• _Given request_
What is needed is an exact copy of the lines from the one containing "Write a web" to the one containing "const yTicks = [0, 10, 20, 30, 40, 50, 60, 70];", both lines included, and no other lines.

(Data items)

◆ ◆ ◆ ◆ ◆

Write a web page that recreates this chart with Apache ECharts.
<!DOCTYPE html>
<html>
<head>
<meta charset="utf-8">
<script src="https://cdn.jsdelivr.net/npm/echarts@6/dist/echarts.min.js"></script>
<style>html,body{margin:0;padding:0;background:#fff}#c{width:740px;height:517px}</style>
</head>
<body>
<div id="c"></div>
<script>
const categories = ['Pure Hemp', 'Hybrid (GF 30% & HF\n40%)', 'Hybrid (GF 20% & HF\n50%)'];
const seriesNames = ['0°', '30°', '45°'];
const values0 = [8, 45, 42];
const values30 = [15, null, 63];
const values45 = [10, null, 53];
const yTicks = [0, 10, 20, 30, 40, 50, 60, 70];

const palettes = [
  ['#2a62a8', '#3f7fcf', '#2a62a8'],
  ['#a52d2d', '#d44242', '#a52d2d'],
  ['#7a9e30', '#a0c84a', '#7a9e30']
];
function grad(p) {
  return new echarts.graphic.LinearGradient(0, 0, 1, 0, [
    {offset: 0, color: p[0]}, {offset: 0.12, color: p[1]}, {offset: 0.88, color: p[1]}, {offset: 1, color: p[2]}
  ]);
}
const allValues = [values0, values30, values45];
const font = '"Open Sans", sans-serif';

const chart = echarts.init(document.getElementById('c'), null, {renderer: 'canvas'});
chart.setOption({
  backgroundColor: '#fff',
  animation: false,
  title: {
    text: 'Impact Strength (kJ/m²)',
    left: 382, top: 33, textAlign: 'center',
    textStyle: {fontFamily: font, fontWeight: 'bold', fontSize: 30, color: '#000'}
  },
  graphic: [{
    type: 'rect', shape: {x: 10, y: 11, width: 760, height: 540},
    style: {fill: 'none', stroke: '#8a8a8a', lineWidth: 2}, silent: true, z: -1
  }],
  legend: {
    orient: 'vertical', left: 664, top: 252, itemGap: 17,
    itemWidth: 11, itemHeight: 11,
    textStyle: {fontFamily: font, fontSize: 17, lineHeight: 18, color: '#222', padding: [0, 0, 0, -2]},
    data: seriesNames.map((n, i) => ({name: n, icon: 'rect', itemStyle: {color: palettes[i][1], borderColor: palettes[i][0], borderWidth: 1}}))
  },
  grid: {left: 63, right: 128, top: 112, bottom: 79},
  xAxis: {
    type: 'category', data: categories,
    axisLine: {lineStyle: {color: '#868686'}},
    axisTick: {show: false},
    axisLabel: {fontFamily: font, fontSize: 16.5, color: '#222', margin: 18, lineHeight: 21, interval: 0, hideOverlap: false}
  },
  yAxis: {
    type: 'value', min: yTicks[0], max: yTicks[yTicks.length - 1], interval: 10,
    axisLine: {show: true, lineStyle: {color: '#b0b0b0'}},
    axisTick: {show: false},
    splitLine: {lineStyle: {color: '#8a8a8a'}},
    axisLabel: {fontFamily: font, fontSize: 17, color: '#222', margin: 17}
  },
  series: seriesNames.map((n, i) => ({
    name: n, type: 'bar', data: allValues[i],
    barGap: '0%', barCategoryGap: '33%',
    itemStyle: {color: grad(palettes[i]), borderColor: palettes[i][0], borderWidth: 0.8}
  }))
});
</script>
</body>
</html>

◆ ◆ ◆ ◆ ◆

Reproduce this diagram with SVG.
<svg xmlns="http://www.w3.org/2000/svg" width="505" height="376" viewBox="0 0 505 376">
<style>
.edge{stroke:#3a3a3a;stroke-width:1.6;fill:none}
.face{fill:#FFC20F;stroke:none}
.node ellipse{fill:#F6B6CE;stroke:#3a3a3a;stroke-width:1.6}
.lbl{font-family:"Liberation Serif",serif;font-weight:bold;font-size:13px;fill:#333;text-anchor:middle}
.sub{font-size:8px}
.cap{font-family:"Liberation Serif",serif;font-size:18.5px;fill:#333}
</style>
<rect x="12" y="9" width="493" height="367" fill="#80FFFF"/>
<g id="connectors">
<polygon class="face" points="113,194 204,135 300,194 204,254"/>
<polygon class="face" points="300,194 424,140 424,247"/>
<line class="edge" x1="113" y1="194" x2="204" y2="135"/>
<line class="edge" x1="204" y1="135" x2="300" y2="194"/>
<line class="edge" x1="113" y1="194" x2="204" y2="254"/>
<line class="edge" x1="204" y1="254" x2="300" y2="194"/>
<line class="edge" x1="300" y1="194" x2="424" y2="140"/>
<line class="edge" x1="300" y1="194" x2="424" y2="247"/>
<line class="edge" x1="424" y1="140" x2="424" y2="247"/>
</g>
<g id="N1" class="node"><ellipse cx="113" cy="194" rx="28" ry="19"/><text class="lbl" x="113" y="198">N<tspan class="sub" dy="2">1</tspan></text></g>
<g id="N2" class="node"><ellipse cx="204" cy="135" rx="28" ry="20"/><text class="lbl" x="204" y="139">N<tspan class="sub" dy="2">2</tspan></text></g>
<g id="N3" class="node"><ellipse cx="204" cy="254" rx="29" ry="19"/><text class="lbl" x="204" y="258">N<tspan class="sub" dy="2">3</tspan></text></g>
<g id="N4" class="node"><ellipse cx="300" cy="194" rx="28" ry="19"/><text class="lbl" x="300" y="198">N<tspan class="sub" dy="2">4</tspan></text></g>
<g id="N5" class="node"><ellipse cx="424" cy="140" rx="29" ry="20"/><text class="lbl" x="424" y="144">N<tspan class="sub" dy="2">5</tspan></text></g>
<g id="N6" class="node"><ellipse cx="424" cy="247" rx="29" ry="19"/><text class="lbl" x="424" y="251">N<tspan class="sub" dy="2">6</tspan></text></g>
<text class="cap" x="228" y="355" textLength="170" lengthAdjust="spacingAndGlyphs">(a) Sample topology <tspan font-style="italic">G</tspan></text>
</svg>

◆ ◆ ◆ ◆ ◆

• _Solution_
Write a web page that recreates this chart with Apache ECharts.
<!DOCTYPE html>
<html>
<head>
<meta charset="utf-8">
<script src="https://cdn.jsdelivr.net/npm/echarts@6/dist/echarts.min.js"></script>
<style>html,body{margin:0;padding:0;background:#fff}#c{width:740px;height:517px}</style>
</head>
<body>
<div id="c"></div>
<script>
const categories = ['Pure Hemp', 'Hybrid (GF 30% & HF\n40%)', 'Hybrid (GF 20% & HF\n50%)'];
const seriesNames = ['0°', '30°', '45°'];
const values0 = [8, 45, 42];
const values30 = [15, null, 63];
const values45 = [10, null, 53];
const yTicks = [0, 10, 20, 30, 40, 50, 60, 70];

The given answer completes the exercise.